The veteran investor also argued that governments already collect substantial revenues during a company’s growth cycle through multiple taxes, making LTCG taxation on shareholders an additional burden.
“The appreciation in a company’s value is not created in isolation. During its growth journey, the government already collects corporate tax, GST, income tax from employees, customs duties, stamp duties and numerous other levies,” Kedia said.
“Long-term capital gains are often the final outcome of economic activity that has already generated substantial tax revenues,” he added.
Kedia said tax policy must clearly distinguish between long-term investing and speculative trading. “A long-term shareholder is a partner in wealth creation, not merely a participant in market transactions.
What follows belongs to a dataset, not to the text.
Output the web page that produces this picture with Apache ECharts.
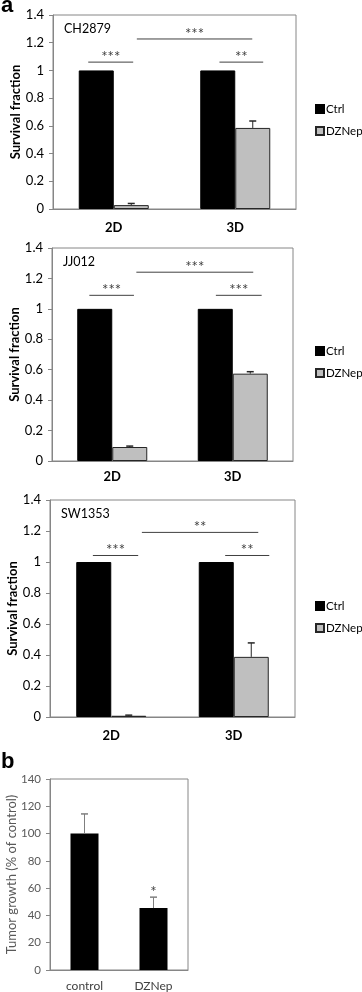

Tax policy should reward long-term ownership of productive businesses and distinguish it from short-term speculation.”
The remarks come at a time when foreign institutional investors (FIIs) have continued pulling money out of Indian equities, and concerns over market sentiment have intensified.
In the Union Budget presented in July 2024, Sitharaman raised the LTCG tax rate on most assets to 12.5% from 10%, while increasing the exemption limit for listed equity and equity-linked instruments to ₹1.25 lakh.
Earlier, Samir Arora, founder and chief investment officer of Helios Capital, had also criticised capital gains taxation on investors, especially foreign investors, calling it the “biggest mistake”.
Speaking at the Business Standard Manthan Summit 2025, Arora said FIIs had sold Indian equities for five straight months, with outflows crossing ₹1 trillion in the last two months alone.
“The biggest mistake they (the government) have made, the biggest souring of sentiment, and reality which they have to accept is capital gains tax in India, particularly the foreign investors, is 100 per cent wrong,” Arora said.
He argued that foreign sovereign funds, pension funds and global investors faced currency risks and often did not get tax set-offs in their home countries, making Indian capital gains taxation particularly burdensome.